### DIRECTIVE
Copy out each line exactly; pictures stay out of the copy.

### DATASET RECORDS
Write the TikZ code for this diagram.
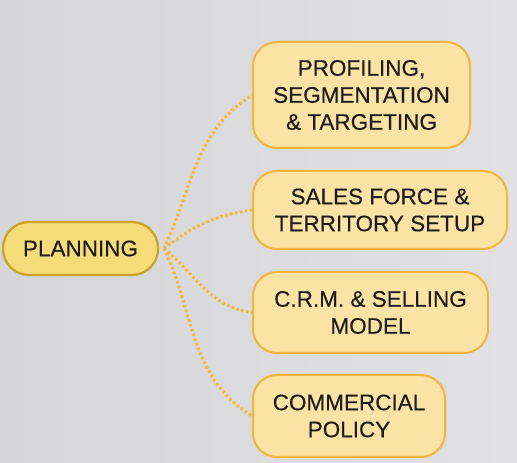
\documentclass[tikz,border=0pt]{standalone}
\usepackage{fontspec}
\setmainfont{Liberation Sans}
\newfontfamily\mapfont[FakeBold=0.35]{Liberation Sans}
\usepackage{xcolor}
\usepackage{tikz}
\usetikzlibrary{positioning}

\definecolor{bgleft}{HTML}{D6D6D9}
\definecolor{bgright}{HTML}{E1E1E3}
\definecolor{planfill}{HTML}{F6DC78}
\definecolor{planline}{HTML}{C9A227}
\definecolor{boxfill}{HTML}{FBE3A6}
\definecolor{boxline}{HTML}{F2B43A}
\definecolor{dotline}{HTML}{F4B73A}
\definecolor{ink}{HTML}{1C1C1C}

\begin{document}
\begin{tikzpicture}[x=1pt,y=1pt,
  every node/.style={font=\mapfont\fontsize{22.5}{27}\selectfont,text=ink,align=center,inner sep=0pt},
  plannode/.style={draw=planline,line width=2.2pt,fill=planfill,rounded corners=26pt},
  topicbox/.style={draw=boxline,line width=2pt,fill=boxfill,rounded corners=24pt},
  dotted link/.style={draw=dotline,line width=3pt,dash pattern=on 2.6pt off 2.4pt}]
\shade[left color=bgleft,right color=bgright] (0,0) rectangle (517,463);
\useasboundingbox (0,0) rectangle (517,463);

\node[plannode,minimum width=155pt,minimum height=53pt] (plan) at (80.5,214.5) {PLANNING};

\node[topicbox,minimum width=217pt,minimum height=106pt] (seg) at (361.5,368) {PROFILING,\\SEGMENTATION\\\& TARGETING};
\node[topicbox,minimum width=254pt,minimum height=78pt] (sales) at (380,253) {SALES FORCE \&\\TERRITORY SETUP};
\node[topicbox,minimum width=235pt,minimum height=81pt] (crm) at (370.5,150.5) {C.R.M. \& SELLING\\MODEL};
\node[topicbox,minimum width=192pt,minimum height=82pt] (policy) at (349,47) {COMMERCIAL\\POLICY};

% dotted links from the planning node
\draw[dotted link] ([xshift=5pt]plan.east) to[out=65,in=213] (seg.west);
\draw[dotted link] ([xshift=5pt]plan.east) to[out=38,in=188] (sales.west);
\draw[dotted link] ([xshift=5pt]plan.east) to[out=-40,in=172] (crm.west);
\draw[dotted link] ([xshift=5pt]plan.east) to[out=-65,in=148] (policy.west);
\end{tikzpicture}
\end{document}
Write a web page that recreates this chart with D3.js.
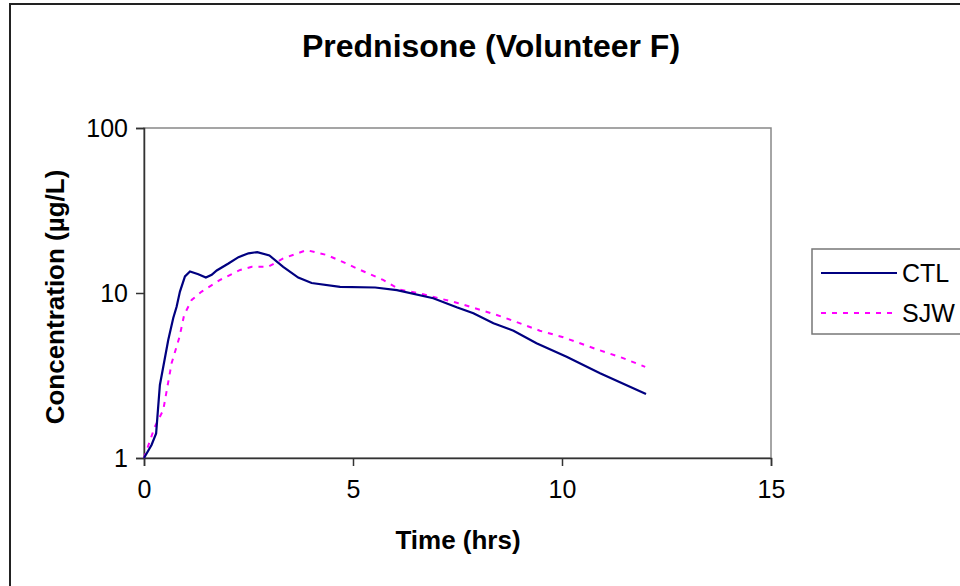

### EXERCISE ANSWER
Write the TikZ code for this diagram.
\documentclass[tikz,border=0pt]{standalone}
\usepackage{fontspec}
\setmainfont{Liberation Sans}
\newfontfamily\mapfont[FakeBold=0.35]{Liberation Sans}
\usepackage{xcolor}
\usepackage{tikz}
\usetikzlibrary{positioning}

\definecolor{bgleft}{HTML}{D6D6D9}
\definecolor{bgright}{HTML}{E1E1E3}
\definecolor{planfill}{HTML}{F6DC78}
\definecolor{planline}{HTML}{C9A227}
\definecolor{boxfill}{HTML}{FBE3A6}
\definecolor{boxline}{HTML}{F2B43A}
\definecolor{dotline}{HTML}{F4B73A}
\definecolor{ink}{HTML}{1C1C1C}

\begin{document}
\begin{tikzpicture}[x=1pt,y=1pt,
  every node/.style={font=\mapfont\fontsize{22.5}{27}\selectfont,text=ink,align=center,inner sep=0pt},
  plannode/.style={draw=planline,line width=2.2pt,fill=planfill,rounded corners=26pt},
  topicbox/.style={draw=boxline,line width=2pt,fill=boxfill,rounded corners=24pt},
  dotted link/.style={draw=dotline,line width=3pt,dash pattern=on 2.6pt off 2.4pt}]
\shade[left color=bgleft,right color=bgright] (0,0) rectangle (517,463);
\useasboundingbox (0,0) rectangle (517,463);

\node[plannode,minimum width=155pt,minimum height=53pt] (plan) at (80.5,214.5) {PLANNING};

\node[topicbox,minimum width=217pt,minimum height=106pt] (seg) at (361.5,368) {PROFILING,\\SEGMENTATION\\\& TARGETING};
\node[topicbox,minimum width=254pt,minimum height=78pt] (sales) at (380,253) {SALES FORCE \&\\TERRITORY SETUP};
\node[topicbox,minimum width=235pt,minimum height=81pt] (crm) at (370.5,150.5) {C.R.M. \& SELLING\\MODEL};
\node[topicbox,minimum width=192pt,minimum height=82pt] (policy) at (349,47) {COMMERCIAL\\POLICY};

% dotted links from the planning node
\draw[dotted link] ([xshift=5pt]plan.east) to[out=65,in=213] (seg.west);
\draw[dotted link] ([xshift=5pt]plan.east) to[out=38,in=188] (sales.west);
\draw[dotted link] ([xshift=5pt]plan.east) to[out=-40,in=172] (crm.west);
\draw[dotted link] ([xshift=5pt]plan.east) to[out=-65,in=148] (policy.west);
\end{tikzpicture}
\end{document}
Write a web page that recreates this chart with D3.js.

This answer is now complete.